** BEGIN Given information **

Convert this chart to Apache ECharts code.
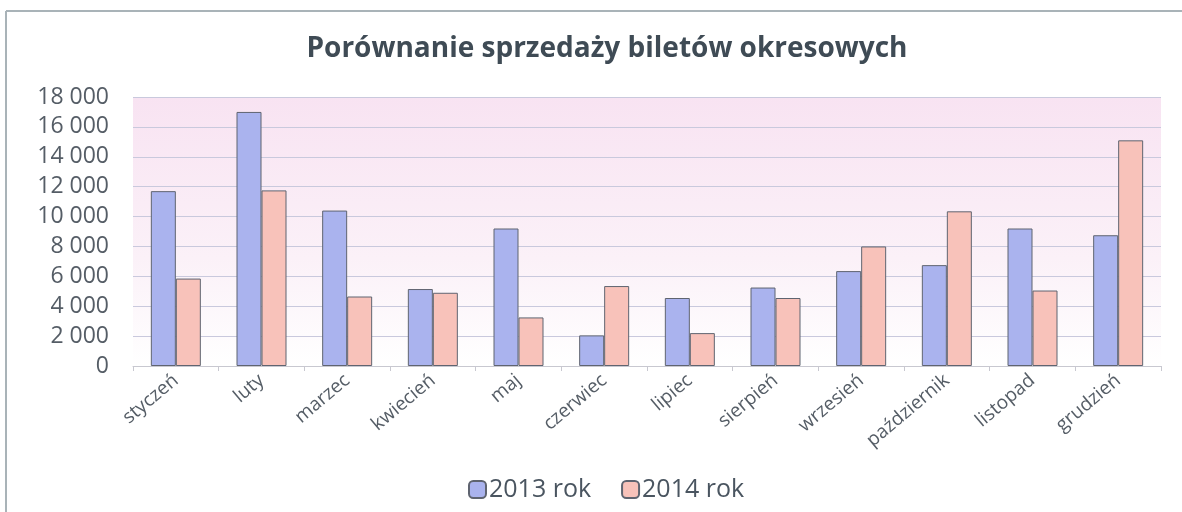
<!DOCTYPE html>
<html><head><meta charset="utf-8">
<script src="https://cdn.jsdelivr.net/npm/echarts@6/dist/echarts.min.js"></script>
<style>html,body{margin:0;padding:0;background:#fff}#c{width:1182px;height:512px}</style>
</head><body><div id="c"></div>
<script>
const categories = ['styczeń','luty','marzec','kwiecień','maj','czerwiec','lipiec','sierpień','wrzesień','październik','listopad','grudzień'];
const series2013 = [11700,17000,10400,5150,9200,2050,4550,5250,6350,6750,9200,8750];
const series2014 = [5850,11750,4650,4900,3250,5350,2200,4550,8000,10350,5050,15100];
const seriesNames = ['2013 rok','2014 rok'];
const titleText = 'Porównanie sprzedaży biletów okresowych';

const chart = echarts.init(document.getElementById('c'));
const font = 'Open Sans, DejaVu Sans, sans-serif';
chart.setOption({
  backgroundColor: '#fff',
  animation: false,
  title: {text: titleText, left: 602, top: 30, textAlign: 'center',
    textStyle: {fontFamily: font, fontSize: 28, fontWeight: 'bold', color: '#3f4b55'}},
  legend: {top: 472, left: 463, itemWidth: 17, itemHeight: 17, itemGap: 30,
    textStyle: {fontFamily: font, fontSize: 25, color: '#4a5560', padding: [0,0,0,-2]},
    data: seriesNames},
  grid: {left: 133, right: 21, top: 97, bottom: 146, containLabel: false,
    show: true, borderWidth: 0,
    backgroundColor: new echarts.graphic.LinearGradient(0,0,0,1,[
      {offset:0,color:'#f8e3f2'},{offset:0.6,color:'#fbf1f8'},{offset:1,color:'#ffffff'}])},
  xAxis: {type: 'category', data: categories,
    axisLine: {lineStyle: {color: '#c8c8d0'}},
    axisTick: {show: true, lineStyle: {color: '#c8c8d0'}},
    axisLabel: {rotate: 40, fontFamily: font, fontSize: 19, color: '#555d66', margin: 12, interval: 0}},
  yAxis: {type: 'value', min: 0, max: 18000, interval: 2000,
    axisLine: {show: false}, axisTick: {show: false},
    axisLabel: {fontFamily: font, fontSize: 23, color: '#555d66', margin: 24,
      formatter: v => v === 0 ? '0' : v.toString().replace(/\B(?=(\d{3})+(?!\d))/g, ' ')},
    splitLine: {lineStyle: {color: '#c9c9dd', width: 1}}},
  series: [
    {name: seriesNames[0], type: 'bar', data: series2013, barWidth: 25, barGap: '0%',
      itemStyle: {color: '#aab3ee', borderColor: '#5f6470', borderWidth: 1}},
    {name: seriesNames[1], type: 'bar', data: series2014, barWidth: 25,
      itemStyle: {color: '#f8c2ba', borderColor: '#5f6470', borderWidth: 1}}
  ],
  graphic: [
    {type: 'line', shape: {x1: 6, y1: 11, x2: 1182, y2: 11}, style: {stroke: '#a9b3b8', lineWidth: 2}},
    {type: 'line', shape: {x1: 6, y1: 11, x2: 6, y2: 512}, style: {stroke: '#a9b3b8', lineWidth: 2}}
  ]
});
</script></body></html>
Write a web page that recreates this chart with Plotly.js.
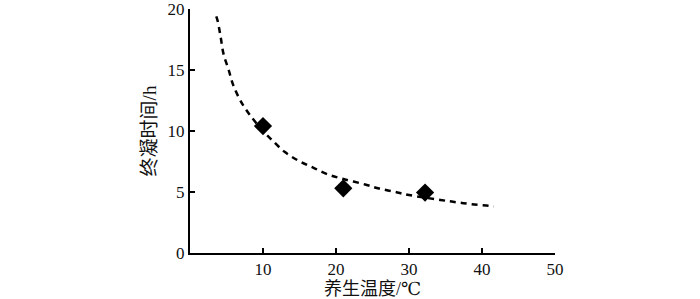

** END Given information **

Return all of the data exactly as written, and drop the pictures.

Convert this chart to Apache ECharts code.
<!DOCTYPE html>
<html><head><meta charset="utf-8">
<script src="https://cdn.jsdelivr.net/npm/echarts@6/dist/echarts.min.js"></script>
<style>html,body{margin:0;padding:0;background:#fff}#c{width:1182px;height:512px}</style>
</head><body><div id="c"></div>
<script>
const categories = ['styczeń','luty','marzec','kwiecień','maj','czerwiec','lipiec','sierpień','wrzesień','październik','listopad','grudzień'];
const series2013 = [11700,17000,10400,5150,9200,2050,4550,5250,6350,6750,9200,8750];
const series2014 = [5850,11750,4650,4900,3250,5350,2200,4550,8000,10350,5050,15100];
const seriesNames = ['2013 rok','2014 rok'];
const titleText = 'Porównanie sprzedaży biletów okresowych';

const chart = echarts.init(document.getElementById('c'));
const font = 'Open Sans, DejaVu Sans, sans-serif';
chart.setOption({
  backgroundColor: '#fff',
  animation: false,
  title: {text: titleText, left: 602, top: 30, textAlign: 'center',
    textStyle: {fontFamily: font, fontSize: 28, fontWeight: 'bold', color: '#3f4b55'}},
  legend: {top: 472, left: 463, itemWidth: 17, itemHeight: 17, itemGap: 30,
    textStyle: {fontFamily: font, fontSize: 25, color: '#4a5560', padding: [0,0,0,-2]},
    data: seriesNames},
  grid: {left: 133, right: 21, top: 97, bottom: 146, containLabel: false,
    show: true, borderWidth: 0,
    backgroundColor: new echarts.graphic.LinearGradient(0,0,0,1,[
      {offset:0,color:'#f8e3f2'},{offset:0.6,color:'#fbf1f8'},{offset:1,color:'#ffffff'}])},
  xAxis: {type: 'category', data: categories,
    axisLine: {lineStyle: {color: '#c8c8d0'}},
    axisTick: {show: true, lineStyle: {color: '#c8c8d0'}},
    axisLabel: {rotate: 40, fontFamily: font, fontSize: 19, color: '#555d66', margin: 12, interval: 0}},
  yAxis: {type: 'value', min: 0, max: 18000, interval: 2000,
    axisLine: {show: false}, axisTick: {show: false},
    axisLabel: {fontFamily: font, fontSize: 23, color: '#555d66', margin: 24,
      formatter: v => v === 0 ? '0' : v.toString().replace(/\B(?=(\d{3})+(?!\d))/g, ' ')},
    splitLine: {lineStyle: {color: '#c9c9dd', width: 1}}},
  series: [
    {name: seriesNames[0], type: 'bar', data: series2013, barWidth: 25, barGap: '0%',
      itemStyle: {color: '#aab3ee', borderColor: '#5f6470', borderWidth: 1}},
    {name: seriesNames[1], type: 'bar', data: series2014, barWidth: 25,
      itemStyle: {color: '#f8c2ba', borderColor: '#5f6470', borderWidth: 1}}
  ],
  graphic: [
    {type: 'line', shape: {x1: 6, y1: 11, x2: 1182, y2: 11}, style: {stroke: '#a9b3b8', lineWidth: 2}},
    {type: 'line', shape: {x1: 6, y1: 11, x2: 6, y2: 512}, style: {stroke: '#a9b3b8', lineWidth: 2}}
  ]
});
</script></body></html>
Write a web page that recreates this chart with Plotly.js.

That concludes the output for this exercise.